• [DATA EXTRACT]:
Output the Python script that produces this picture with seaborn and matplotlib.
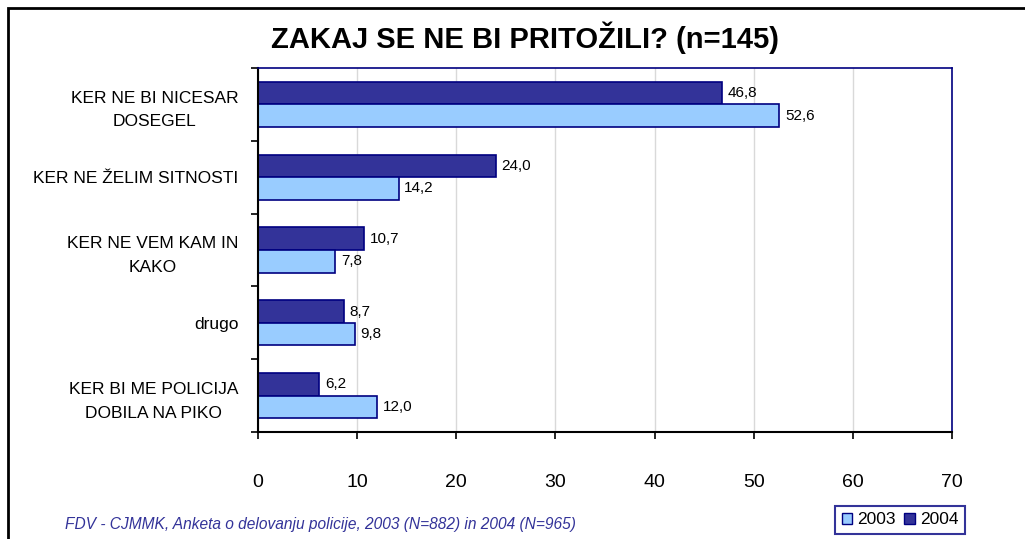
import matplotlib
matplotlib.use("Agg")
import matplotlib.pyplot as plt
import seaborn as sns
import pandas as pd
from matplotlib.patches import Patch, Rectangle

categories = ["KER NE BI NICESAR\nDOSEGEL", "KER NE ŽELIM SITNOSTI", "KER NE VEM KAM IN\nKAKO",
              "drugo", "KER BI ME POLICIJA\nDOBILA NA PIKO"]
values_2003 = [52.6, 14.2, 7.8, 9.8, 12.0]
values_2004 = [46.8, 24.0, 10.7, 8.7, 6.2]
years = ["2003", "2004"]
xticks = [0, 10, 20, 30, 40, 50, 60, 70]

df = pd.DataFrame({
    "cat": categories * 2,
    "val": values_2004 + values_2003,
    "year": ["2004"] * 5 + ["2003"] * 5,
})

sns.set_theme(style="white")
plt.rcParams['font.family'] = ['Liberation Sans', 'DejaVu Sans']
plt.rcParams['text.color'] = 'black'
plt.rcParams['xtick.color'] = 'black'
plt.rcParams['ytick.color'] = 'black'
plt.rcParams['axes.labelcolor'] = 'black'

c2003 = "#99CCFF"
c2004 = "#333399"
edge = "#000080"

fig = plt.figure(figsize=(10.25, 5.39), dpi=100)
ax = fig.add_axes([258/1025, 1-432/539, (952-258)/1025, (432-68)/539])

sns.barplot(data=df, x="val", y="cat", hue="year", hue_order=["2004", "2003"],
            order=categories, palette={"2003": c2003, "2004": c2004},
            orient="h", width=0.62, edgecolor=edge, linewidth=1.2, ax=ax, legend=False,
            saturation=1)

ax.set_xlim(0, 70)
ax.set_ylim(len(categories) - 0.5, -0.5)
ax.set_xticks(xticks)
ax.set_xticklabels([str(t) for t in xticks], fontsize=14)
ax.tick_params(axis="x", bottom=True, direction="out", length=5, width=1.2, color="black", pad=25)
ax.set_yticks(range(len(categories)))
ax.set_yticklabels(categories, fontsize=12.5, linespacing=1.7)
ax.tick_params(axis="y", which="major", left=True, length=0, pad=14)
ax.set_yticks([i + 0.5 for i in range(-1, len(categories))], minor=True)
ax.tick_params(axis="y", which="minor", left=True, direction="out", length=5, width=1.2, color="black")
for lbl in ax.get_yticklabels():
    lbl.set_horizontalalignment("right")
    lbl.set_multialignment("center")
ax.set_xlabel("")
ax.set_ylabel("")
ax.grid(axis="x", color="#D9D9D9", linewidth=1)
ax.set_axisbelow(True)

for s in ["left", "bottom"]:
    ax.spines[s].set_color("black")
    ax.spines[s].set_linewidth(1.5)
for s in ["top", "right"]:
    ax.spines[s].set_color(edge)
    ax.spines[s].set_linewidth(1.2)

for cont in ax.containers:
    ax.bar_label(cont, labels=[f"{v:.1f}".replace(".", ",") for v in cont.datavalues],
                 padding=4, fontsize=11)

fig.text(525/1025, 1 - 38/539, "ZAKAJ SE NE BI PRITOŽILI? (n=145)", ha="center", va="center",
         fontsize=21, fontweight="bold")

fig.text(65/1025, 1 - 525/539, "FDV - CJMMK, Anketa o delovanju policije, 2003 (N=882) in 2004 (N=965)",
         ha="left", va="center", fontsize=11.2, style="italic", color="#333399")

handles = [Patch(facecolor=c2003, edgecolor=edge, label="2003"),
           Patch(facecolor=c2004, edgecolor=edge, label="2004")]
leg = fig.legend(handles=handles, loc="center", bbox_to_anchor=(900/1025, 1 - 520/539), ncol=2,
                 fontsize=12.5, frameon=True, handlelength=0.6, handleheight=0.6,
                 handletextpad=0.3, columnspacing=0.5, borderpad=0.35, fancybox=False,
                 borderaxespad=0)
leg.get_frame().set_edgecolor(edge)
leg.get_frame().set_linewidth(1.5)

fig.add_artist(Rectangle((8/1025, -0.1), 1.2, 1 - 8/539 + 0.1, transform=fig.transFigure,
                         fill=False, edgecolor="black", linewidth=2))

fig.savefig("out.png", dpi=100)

• [WHAT TO DO]: Repeat the material above in full and unchanged, minus its images.

• [EXERCISE RESPONSE]:
Output the Python script that produces this picture with seaborn and matplotlib.
import matplotlib
matplotlib.use("Agg")
import matplotlib.pyplot as plt
import seaborn as sns
import pandas as pd
from matplotlib.patches import Patch, Rectangle

categories = ["KER NE BI NICESAR\nDOSEGEL", "KER NE ŽELIM SITNOSTI", "KER NE VEM KAM IN\nKAKO",
              "drugo", "KER BI ME POLICIJA\nDOBILA NA PIKO"]
values_2003 = [52.6, 14.2, 7.8, 9.8, 12.0]
values_2004 = [46.8, 24.0, 10.7, 8.7, 6.2]
years = ["2003", "2004"]
xticks = [0, 10, 20, 30, 40, 50, 60, 70]

df = pd.DataFrame({
    "cat": categories * 2,
    "val": values_2004 + values_2003,
    "year": ["2004"] * 5 + ["2003"] * 5,
})

sns.set_theme(style="white")
plt.rcParams['font.family'] = ['Liberation Sans', 'DejaVu Sans']
plt.rcParams['text.color'] = 'black'
plt.rcParams['xtick.color'] = 'black'
plt.rcParams['ytick.color'] = 'black'
plt.rcParams['axes.labelcolor'] = 'black'

c2003 = "#99CCFF"
c2004 = "#333399"
edge = "#000080"

fig = plt.figure(figsize=(10.25, 5.39), dpi=100)
ax = fig.add_axes([258/1025, 1-432/539, (952-258)/1025, (432-68)/539])

sns.barplot(data=df, x="val", y="cat", hue="year", hue_order=["2004", "2003"],
            order=categories, palette={"2003": c2003, "2004": c2004},
            orient="h", width=0.62, edgecolor=edge, linewidth=1.2, ax=ax, legend=False,
            saturation=1)

ax.set_xlim(0, 70)
ax.set_ylim(len(categories) - 0.5, -0.5)
ax.set_xticks(xticks)
ax.set_xticklabels([str(t) for t in xticks], fontsize=14)
ax.tick_params(axis="x", bottom=True, direction="out", length=5, width=1.2, color="black", pad=25)
ax.set_yticks(range(len(categories)))
ax.set_yticklabels(categories, fontsize=12.5, linespacing=1.7)
ax.tick_params(axis="y", which="major", left=True, length=0, pad=14)
ax.set_yticks([i + 0.5 for i in range(-1, len(categories))], minor=True)
ax.tick_params(axis="y", which="minor", left=True, direction="out", length=5, width=1.2, color="black")
for lbl in ax.get_yticklabels():
    lbl.set_horizontalalignment("right")
    lbl.set_multialignment("center")
ax.set_xlabel("")
ax.set_ylabel("")
ax.grid(axis="x", color="#D9D9D9", linewidth=1)
ax.set_axisbelow(True)

for s in ["left", "bottom"]:
    ax.spines[s].set_color("black")
    ax.spines[s].set_linewidth(1.5)
for s in ["top", "right"]:
    ax.spines[s].set_color(edge)
    ax.spines[s].set_linewidth(1.2)

for cont in ax.containers:
    ax.bar_label(cont, labels=[f"{v:.1f}".replace(".", ",") for v in cont.datavalues],
                 padding=4, fontsize=11)

fig.text(525/1025, 1 - 38/539, "ZAKAJ SE NE BI PRITOŽILI? (n=145)", ha="center", va="center",
         fontsize=21, fontweight="bold")

fig.text(65/1025, 1 - 525/539, "FDV - CJMMK, Anketa o delovanju policije, 2003 (N=882) in 2004 (N=965)",
         ha="left", va="center", fontsize=11.2, style="italic", color="#333399")

handles = [Patch(facecolor=c2003, edgecolor=edge, label="2003"),
           Patch(facecolor=c2004, edgecolor=edge, label="2004")]
leg = fig.legend(handles=handles, loc="center", bbox_to_anchor=(900/1025, 1 - 520/539), ncol=2,
                 fontsize=12.5, frameon=True, handlelength=0.6, handleheight=0.6,
                 handletextpad=0.3, columnspacing=0.5, borderpad=0.35, fancybox=False,
                 borderaxespad=0)
leg.get_frame().set_edgecolor(edge)
leg.get_frame().set_linewidth(1.5)

fig.add_artist(Rectangle((8/1025, -0.1), 1.2, 1 - 8/539 + 0.1, transform=fig.transFigure,
                         fill=False, edgecolor="black", linewidth=2))

fig.savefig("out.png", dpi=100)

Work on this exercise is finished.